Growth issues have come back into focus not only for us, but for our clients. They all realize that they have to come up with a value proposition for the emerging markets, because at least for the next few years, that’s where most of their growth will come from. We have a lot of credibility in India, because this is our home territory. For example, consider the growth that is taking place in wireless communications. Fifteen years ago in India, telecom penetration was 3.6 million phone connections. This year, we are pushing 500 million, and all that growth is based on wireless connectivity extending into rural India.
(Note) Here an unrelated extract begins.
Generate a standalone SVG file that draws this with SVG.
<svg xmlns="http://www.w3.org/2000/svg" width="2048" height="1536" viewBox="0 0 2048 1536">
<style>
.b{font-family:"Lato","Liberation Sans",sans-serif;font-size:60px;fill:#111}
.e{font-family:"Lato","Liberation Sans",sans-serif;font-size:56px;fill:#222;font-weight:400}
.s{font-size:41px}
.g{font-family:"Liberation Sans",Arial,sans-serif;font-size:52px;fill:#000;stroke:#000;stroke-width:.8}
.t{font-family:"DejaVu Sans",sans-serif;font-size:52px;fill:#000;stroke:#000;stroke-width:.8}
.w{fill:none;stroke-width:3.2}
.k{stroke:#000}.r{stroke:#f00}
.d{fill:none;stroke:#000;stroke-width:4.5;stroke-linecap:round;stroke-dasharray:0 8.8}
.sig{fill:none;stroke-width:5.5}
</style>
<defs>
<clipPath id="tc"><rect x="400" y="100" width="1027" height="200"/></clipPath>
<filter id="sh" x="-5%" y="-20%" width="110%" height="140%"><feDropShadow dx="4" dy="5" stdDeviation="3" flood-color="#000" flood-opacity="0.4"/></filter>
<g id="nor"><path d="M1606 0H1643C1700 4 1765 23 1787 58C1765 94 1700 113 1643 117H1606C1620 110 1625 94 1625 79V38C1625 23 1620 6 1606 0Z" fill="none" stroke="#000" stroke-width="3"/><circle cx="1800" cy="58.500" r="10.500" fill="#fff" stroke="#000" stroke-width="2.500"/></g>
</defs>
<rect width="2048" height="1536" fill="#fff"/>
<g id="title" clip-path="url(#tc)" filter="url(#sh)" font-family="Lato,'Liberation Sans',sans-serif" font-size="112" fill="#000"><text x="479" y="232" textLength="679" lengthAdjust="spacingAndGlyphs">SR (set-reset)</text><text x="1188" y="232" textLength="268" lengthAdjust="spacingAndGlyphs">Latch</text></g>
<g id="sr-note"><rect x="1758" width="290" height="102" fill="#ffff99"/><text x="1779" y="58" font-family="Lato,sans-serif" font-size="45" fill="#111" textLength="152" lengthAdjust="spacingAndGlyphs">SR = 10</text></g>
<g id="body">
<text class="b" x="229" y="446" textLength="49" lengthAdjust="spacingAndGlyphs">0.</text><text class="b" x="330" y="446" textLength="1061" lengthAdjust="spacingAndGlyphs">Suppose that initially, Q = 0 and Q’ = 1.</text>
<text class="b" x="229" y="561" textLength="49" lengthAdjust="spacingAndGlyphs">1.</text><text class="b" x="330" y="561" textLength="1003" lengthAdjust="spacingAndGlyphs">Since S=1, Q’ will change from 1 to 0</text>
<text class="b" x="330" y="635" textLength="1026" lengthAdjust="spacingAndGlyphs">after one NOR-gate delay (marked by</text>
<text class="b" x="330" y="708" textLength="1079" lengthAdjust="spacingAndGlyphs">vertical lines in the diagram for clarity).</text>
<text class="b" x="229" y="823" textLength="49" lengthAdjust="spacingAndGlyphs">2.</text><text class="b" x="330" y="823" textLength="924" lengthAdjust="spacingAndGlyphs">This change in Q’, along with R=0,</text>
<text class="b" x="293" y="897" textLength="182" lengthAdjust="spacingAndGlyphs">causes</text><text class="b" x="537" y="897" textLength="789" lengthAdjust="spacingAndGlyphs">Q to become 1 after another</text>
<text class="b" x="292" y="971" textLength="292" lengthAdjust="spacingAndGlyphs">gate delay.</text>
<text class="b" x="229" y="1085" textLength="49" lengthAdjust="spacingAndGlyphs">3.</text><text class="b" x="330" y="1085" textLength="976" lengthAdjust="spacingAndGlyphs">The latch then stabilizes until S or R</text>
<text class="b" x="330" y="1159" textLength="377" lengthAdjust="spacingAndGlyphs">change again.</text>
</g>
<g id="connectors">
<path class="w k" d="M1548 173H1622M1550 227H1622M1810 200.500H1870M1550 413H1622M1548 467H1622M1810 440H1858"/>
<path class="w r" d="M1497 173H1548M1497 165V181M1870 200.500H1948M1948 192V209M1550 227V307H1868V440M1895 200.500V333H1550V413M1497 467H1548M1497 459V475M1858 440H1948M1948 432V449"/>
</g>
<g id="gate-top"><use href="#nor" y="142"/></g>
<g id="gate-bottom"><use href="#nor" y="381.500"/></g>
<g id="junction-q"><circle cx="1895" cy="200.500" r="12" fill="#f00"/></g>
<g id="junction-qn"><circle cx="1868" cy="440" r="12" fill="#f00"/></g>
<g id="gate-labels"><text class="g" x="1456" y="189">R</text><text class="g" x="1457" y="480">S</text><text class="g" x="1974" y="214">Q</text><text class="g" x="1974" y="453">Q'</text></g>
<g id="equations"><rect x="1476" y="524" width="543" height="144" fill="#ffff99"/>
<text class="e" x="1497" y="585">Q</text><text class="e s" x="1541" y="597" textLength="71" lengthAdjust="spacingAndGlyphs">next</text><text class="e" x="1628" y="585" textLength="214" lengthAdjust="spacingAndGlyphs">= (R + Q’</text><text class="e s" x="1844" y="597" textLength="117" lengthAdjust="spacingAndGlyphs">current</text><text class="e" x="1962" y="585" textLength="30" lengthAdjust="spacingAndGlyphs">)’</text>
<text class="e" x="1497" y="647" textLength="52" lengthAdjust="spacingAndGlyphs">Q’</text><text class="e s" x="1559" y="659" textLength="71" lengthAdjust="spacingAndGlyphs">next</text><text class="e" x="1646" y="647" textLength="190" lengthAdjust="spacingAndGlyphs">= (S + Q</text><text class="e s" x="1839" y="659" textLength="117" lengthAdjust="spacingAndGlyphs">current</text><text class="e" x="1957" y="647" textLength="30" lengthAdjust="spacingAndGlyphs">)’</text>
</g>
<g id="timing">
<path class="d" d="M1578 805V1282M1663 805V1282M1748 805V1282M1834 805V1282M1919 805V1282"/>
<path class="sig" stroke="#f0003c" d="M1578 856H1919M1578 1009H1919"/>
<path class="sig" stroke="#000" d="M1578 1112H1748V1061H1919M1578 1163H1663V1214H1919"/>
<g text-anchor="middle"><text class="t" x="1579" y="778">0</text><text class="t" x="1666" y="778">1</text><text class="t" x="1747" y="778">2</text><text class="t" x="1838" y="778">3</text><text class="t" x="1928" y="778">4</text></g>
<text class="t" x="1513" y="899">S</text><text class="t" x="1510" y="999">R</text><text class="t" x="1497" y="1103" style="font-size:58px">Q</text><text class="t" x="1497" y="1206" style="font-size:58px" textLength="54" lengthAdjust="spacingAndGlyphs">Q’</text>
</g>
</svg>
We are designing new products for this market. As you go into the hinterland, there is a need for more rugged products that can withstand the heat, dust, and power fluctuations. A typical signal relay base station in India also needs to be half the weight and volume of products designed for developed countries. And the price point has to be lower. So we are talking about designs for base stations with less weight, less volume, and at one-fifth the price. We have a mandate for a client right now to engineer one of these products from the ground up; we have 18 months to build and design this new product.
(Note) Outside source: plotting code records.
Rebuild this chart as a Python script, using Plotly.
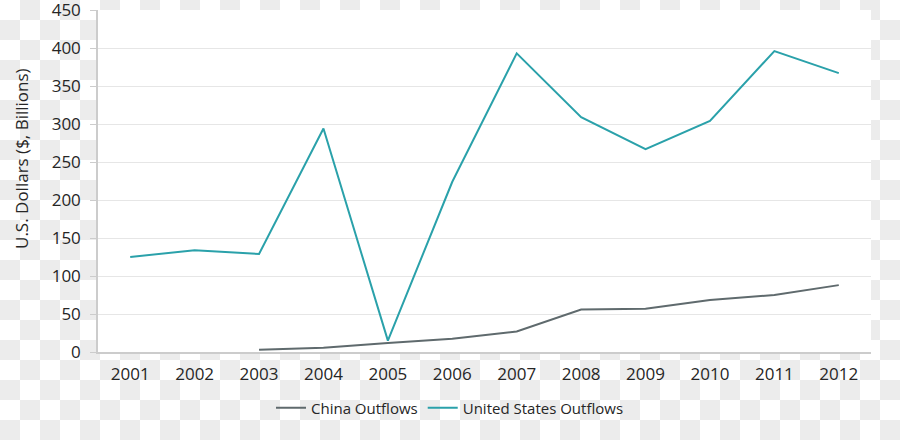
import base64
import plotly.graph_objects as go

years = ["2001", "2002", "2003", "2004", "2005", "2006", "2007", "2008", "2009", "2010", "2011", "2012"]
china_outflows = [None, None, 3, 5.5, 12, 17.5, 27, 56, 57, 68.5, 75, 88]
us_outflows = [125, 134, 129, 294, 15, 224, 393, 309, 267, 304, 396, 367]
y_ticks = [0, 50, 100, 150, 200, 250, 300, 350, 400, 450]

FONT = "Open Sans"
W, H = 900, 440
ML, MR, MT, MB = 98, 29, 10, 88
PW, PH = W - ML - MR, H - MT - MB

svg = ('<svg xmlns="http://www.w3.org/2000/svg" width="900" height="440">'
       '<defs><pattern id="p" x="0" y="0" width="40" height="40" patternUnits="userSpaceOnUse">'
       '<rect width="40" height="40" fill="#ffffff"/>'
       '<rect x="20" y="0" width="20" height="20" fill="#ececec"/>'
       '<rect x="0" y="20" width="20" height="20" fill="#ececec"/>'
       '</pattern></defs><rect width="900" height="440" fill="url(#p)"/></svg>')
uri = "data:image/svg+xml;base64," + base64.b64encode(svg.encode()).decode()

fig = go.Figure()
fig.add_trace(go.Scatter(x=years, y=china_outflows, mode="lines", name="China Outflows",
                         line=dict(color="#5f6a6d", width=2), connectgaps=False))
fig.add_trace(go.Scatter(x=years, y=us_outflows, mode="lines", name="United States Outflows",
                         line=dict(color="#2aa1aa", width=2)))

fig.update_layout(
    width=W, height=H,
    margin=dict(l=ML, r=MR, t=MT, b=MB, autoexpand=False),
    paper_bgcolor="rgba(0,0,0,0)",
    plot_bgcolor="rgba(0,0,0,0)",
    font=dict(family=FONT, size=16, color="#262626"),
    images=[dict(source=uri, xref="paper", yref="paper",
                 x=-ML / PW, y=1 + MT / PH, sizex=W / PW, sizey=H / PH,
                 sizing="stretch", xanchor="left", yanchor="top", layer="below")],
    shapes=[dict(type="rect", xref="paper", yref="paper", x0=0, x1=1, y0=0, y1=1,
                 fillcolor="#ffffff", line=dict(width=0), layer="below")],
    xaxis=dict(type="category", range=[-0.5, 11.5], showgrid=False, automargin=False,
               showline=True, linecolor="#cccccc", linewidth=1.5,
               ticks="", ticklabelstandoff=6, tickfont=dict(size=17, color="#262626")),
    yaxis=dict(range=[0, 450], tickvals=y_ticks, showgrid=True, gridcolor="#e6e6e6",
               gridwidth=1, showline=True, linecolor="#cccccc", linewidth=1.5,
               ticks="outside", ticklen=6, tickcolor="#cccccc", zeroline=False,
               automargin=False, ticklabelstandoff=6, ticklabeloverflow="allow",
               tickfont=dict(size=17, color="#262626")),
    showlegend=True,
    legend=dict(orientation="h", x=(450 - ML) / PW, xanchor="center",
                y=(352 - 408) / PH, yanchor="middle",
                bgcolor="rgba(0,0,0,0)", font=dict(size=15, color="#262626")),
    annotations=[dict(text="U.S. Dollars ($, Billions)", xref="paper", yref="paper",
                      x=(22 - ML) / PW, y=(352 - 159) / PH, textangle=-90, showarrow=False,
                      xanchor="center", yanchor="middle",
                      font=dict(size=17, color="#262626"))],
)

fig.write_html("out.html", config={"displayModeBar": False},
               post_script="document.body.style.margin='0';")
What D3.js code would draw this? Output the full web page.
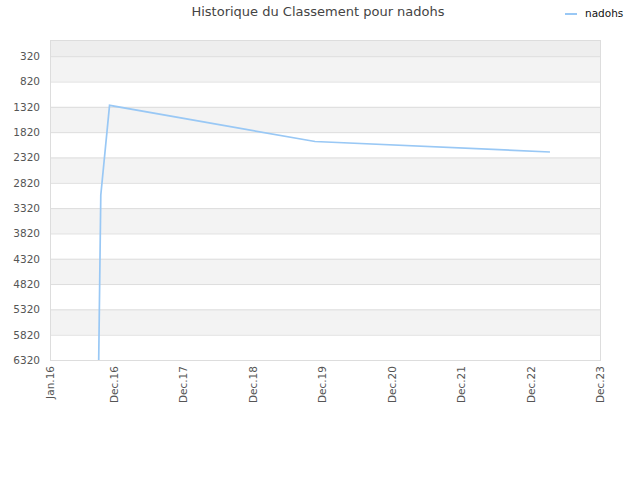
<!DOCTYPE html>
<html>
<head>
<meta charset="utf-8">
<script src="https://cdn.jsdelivr.net/npm/d3@7"></script>
<style>
  body { margin: 0; background: #fff; }
  text { font-family: "DejaVu Sans", sans-serif; }
</style>
</head>
<body>
<svg id="chart"></svg>
<script>
const player = "nadohs";
const dates = ["2016-09-13", "2016-09-24", "2016-11-09", "2019-10-25", "2023-03-13"];
const ranks = [6320, 3060, 1290, 2005, 2212];
const yTicks = [320, 820, 1320, 1820, 2320, 2820, 3320, 3820, 4320, 4820, 5320, 5820, 6320];
const xTickDates = ["2016-01-01", "2016-12-01", "2017-12-01", "2018-12-01", "2019-12-01",
  "2020-12-01", "2021-12-01", "2022-12-01", "2023-12-01"];
const xTickLabels = ["Jan.16", "Dec.16", "Dec.17", "Dec.18", "Dec.19", "Dec.20", "Dec.21", "Dec.22", "Dec.23"];

const width = 640, height = 480;
const margin = { top: 40, right: 40, bottom: 120, left: 50 };
const parse = d3.timeParse("%Y-%m-%d");
const data = dates.map((d, i) => ({ date: parse(d), rank: ranks[i] }));
const tickDates = xTickDates.map(parse);

const svg = d3.select("#chart").attr("width", width).attr("height", height);

const x = d3.scaleTime()
  .domain([tickDates[0], tickDates[tickDates.length - 1]])
  .range([margin.left, width - margin.right]);

const y = d3.scaleLinear()
  .domain([0, 6320])
  .range([margin.top, height - margin.bottom]);

// background bands
svg.append("rect")
  .attr("x", x.range()[0]).attr("y", y(0))
  .attr("width", x.range()[1] - x.range()[0])
  .attr("height", y(yTicks[0]) - y(0))
  .attr("fill", "#eeeeee");

svg.selectAll(".band")
  .data(yTicks.slice(0, -1))
  .enter().append("rect")
  .attr("x", x.range()[0])
  .attr("y", d => y(d))
  .attr("width", x.range()[1] - x.range()[0])
  .attr("height", (d, i) => y(yTicks[i + 1]) - y(d))
  .attr("fill", (d, i) => i % 2 === 0 ? "#f3f3f3" : "#ffffff");

// grid lines
svg.selectAll(".grid")
  .data(yTicks)
  .enter().append("line")
  .attr("x1", x.range()[0]).attr("x2", x.range()[1])
  .attr("y1", d => y(d) + 0.5).attr("y2", d => y(d) + 0.5)
  .attr("stroke", "#dddddd");

// frame
svg.append("rect")
  .attr("x", x.range()[0] + 0.5).attr("y", y.range()[0] + 0.5)
  .attr("width", x.range()[1] - x.range()[0])
  .attr("height", y.range()[1] - y.range()[0])
  .attr("fill", "none")
  .attr("stroke", "#dddddd");

// y axis labels
const yAxis = svg.append("g")
  .attr("transform", `translate(${margin.left - 10},0)`)
  .call(d3.axisLeft(y).tickValues(yTicks).tickFormat(d3.format("d")).tickSize(0).tickPadding(0));
yAxis.select(".domain").remove();
yAxis.selectAll("text").attr("font-size", 10.5).attr("fill", "#555");

// x axis labels
const xAxis = svg.append("g")
  .attr("transform", `translate(0,${height - margin.bottom + 6})`)
  .call(d3.axisBottom(x).tickValues(tickDates).tickFormat((d, i) => xTickLabels[i]).tickSize(0).tickPadding(0));
xAxis.select(".domain").remove();
xAxis.selectAll("text")
  .attr("font-size", 10.5)
  .attr("fill", "#555")
  .attr("text-anchor", "end")
  .attr("transform", "rotate(-90)")
  .attr("x", 0).attr("y", 0)
  .attr("dy", "0.35em")
  .attr("dx", "0");

// ranking line
const line = d3.line()
  .x(d => x(d.date))
  .y(d => y(d.rank));

svg.append("path")
  .datum(data)
  .attr("d", line)
  .attr("fill", "none")
  .attr("stroke", "#99c8f5")
  .attr("stroke-width", 1.7);

// title
svg.append("text")
  .attr("x", 318).attr("y", 16)
  .attr("text-anchor", "middle")
  .attr("font-size", 13)
  .attr("fill", "#444")
  .text("Historique du Classement pour " + player);

// legend
svg.append("line")
  .attr("x1", 565).attr("x2", 577)
  .attr("y1", 14).attr("y2", 14)
  .attr("stroke", "#99c8f5")
  .attr("stroke-width", 2);
svg.append("text")
  .attr("x", 585).attr("y", 17)
  .attr("font-size", 10.5)
  .attr("fill", "#111")
  .text(player);
</script>
</body>
</html>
S+B: Four years ago Wipro set a goal to become carbon neutral by 2014. In what ways has that led to business process or product innovation?
PARANJPE: It has definitely exposed process improvement ideas we would not have thought of otherwise. One study revealed that our weekend power consumption was almost 80 percent of our weekday power consumption. It turned out that the bulk of that power consumption was coming out of labs we run for clients, where there is heavy-duty equipment that needs to be run 24 hours a day, with air-conditioning that needs to be on 24 hours, too. It took us a year, but we figured out how to create a smart meter to shut the equipment off to reduce weekend energy use from 80 percent to 50 percent without affecting the quality of the service to the client. This has also created a whole new line of business for us, because we are starting to provide power consumption monitoring services for our clients. Just as we streamline your IT infrastructure, we can do the same for your energy infrastructure.
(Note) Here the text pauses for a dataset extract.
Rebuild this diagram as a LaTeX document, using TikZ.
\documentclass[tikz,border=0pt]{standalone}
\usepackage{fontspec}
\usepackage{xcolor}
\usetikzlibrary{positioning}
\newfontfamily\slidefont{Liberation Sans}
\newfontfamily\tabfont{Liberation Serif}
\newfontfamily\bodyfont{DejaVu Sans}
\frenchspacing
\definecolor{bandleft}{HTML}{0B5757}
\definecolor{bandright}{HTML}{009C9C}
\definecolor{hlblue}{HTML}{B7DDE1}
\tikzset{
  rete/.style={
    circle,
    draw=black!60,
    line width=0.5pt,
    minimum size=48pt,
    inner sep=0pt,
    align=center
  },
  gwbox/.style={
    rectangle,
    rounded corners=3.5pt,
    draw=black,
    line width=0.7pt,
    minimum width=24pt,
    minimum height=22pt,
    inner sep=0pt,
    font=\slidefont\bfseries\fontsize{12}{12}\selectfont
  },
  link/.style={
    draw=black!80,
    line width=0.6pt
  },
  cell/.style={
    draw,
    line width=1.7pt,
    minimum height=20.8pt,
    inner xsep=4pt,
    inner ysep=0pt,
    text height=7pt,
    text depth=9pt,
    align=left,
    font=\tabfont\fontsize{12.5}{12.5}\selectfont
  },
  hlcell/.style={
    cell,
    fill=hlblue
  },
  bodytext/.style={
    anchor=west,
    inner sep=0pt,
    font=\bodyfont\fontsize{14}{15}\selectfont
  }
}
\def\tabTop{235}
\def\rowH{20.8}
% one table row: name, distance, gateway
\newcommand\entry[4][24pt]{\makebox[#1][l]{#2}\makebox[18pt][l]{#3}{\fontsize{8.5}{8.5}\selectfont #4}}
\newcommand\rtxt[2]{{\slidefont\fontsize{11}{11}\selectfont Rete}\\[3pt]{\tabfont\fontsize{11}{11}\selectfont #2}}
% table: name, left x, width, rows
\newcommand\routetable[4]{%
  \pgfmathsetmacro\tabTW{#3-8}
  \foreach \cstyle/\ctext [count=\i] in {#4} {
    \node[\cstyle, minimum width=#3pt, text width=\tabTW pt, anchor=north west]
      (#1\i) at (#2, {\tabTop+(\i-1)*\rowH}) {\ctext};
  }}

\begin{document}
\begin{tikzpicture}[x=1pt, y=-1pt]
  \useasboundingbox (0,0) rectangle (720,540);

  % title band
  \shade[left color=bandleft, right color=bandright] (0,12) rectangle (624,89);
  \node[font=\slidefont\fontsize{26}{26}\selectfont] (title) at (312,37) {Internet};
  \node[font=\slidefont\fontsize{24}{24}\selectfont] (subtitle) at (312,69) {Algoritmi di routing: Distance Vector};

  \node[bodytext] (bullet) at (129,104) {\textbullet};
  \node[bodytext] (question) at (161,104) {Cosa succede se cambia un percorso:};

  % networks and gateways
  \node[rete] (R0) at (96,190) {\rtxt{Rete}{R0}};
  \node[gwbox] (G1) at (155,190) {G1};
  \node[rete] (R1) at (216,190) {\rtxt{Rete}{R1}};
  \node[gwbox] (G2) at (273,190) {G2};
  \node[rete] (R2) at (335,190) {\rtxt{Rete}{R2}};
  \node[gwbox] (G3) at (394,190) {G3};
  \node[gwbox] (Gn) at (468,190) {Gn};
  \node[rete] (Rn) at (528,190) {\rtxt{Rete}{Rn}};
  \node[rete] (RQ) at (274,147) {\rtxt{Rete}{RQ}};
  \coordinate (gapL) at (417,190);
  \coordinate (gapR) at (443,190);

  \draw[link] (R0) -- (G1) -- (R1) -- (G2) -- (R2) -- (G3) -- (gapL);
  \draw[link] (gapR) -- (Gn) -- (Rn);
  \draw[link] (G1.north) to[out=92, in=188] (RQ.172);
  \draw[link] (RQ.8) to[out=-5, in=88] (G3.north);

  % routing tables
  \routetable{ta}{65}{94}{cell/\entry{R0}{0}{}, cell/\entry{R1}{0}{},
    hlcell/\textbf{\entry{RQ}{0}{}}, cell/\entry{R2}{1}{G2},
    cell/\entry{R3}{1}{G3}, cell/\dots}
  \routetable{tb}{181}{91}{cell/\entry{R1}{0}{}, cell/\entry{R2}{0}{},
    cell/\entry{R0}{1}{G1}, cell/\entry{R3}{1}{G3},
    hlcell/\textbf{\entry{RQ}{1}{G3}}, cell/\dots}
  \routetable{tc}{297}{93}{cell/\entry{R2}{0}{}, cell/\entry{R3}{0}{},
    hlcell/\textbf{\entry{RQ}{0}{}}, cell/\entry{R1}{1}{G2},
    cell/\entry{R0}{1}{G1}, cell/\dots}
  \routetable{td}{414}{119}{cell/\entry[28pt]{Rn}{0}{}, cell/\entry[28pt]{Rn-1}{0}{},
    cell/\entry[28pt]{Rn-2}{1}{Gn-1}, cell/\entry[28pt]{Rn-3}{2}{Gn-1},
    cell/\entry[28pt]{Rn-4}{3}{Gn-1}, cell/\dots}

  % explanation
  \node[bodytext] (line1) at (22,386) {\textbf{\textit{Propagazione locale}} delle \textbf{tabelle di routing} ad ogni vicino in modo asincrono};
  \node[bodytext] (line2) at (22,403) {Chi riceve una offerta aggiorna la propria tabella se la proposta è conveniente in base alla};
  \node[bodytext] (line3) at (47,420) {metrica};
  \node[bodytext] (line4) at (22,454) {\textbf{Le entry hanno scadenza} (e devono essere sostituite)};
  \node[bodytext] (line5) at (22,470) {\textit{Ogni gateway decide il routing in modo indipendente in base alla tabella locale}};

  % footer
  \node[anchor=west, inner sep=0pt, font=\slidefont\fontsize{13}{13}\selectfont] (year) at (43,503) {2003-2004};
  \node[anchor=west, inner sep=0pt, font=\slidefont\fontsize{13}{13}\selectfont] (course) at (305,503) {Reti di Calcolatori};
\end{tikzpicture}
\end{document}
S+B: How has the cost arbitrage value proposition for outsourcing evolved since Wipro got into this business?
PARANJPE: When we started, we were pioneers in doing the same work better and at lower cost than our clients could do themselves, but the reality is that everybody, including large global systems integrators, has followed our model. We don’t have a monopoly on hiring people in India. Anybody can do that. What differentiates us now is not the cost of people, but the processes and tools we design for them to use. Fifteen years ago all our clients wanted us to replicate their tools and processes in our premises in India, China, or wherever. A couple of years ago, we realized we have better tools and processes than many others. We began offering them a shared-services center so that they could get the benefit of the concentration of intellectual knowledge but did not have to pay for a dedicated facility. Plus, they only have to pay for what they use. This has dramatically changed our value proposition to clients and changed our competitive position.